M. le président. Le Sénat va maintenant procéder au vote sur l’ensemble du projet de loi de finances pour 2018, modifié.

En application de l’article 59 du règlement, le scrutin public est de droit.

Conformément à l’article 60 bis du règlement, il va être procédé à un scrutin public à la tribune, dans les conditions fixées par l’article 56 bis du règlement.

J’invite MM. Victorin Lurel et Michel Raison, secrétaires du Sénat, à superviser les opérations de vote.

Je vais tirer au sort la lettre par laquelle commencera l’appel nominal.

(Le sort désigne la lettre A.)

M. le président. Le scrutin sera clos après la fin de l’appel nominal.

Le scrutin est ouvert.

Huissiers, veuillez commencer l’appel nominal.

(Lappel nominal a lieu.)

M. le président. Le premier appel nominal est terminé. Il va être procédé à un nouvel appel nominal.
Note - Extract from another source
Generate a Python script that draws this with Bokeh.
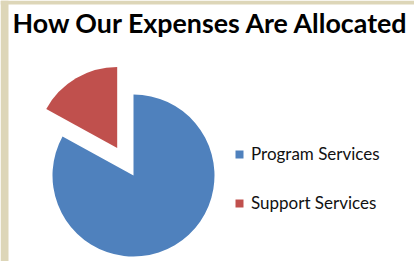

(Le nouvel appel nominal a lieu.)

M. le président. Personne ne demande plus à voter ?…

Le scrutin est clos.

Mme et M. les secrétaires vont procéder au dépouillement du scrutin.

(Il est procédé au dépouillement du scrutin.)

M. le président. Voici, compte tenu de l’ensemble des délégations de vote, le résultat du scrutin n° 43 :

Nombre de votants 343
Nombre de suffrages exprimés 303
Pour l’adoption 181
Contre 122

Le Sénat a adopté. (Applaudissements sur les travées du groupe Les Républicains et du groupe Union Centriste.)

La parole est à M. le président de la commission, que je tiens à remercier de s’être livré pour la première fois à cet exercice à deux voix. (Sourires.)

M. Vincent Éblé, président de la commission des finances. Monsieur le président, monsieur le secrétaire d’État, mes chers collègues, permettez-moi, à l’issue du vote auquel nous venons de procéder, de souligner l’importance du travail qui a été réalisé sur le projet de loi de finances pour 2018. J’ai pu l’observer en continu, comme vous venez de le souligner, monsieur le président : pour être précis, son examen a occupé 97 heures de séance publique, auxquelles il faut ajouter 123 heures de réunion en commission pour les auditions, les travaux préparatoires et l’examen des 1 363 amendements déposés sur ce texte.

Permettez-moi, au regard de cette réalité, de remercier et de féliciter toutes celles et tous ceux qui ont apporté leur concours à ce travail. Je veux singulièrement remercier les 76 rapporteurs pour avis des commissions réglementaires et les 48 rapporteurs spéciaux de la commission des finances, mais aussi notre administration, toujours disponible et vigilante, experte et efficace, ainsi que nos collaborateurs et les professionnels de nos groupes politiques.

L’opinion est prompte à épingler la classe politique et à suspecter des dysfonctionnements dans nos processus de travail ; nous avons, pour notre part, le souci d’équilibrer les choses en relevant l’importance du travail accompli lorsqu’il le mérite. (Applaudissements.)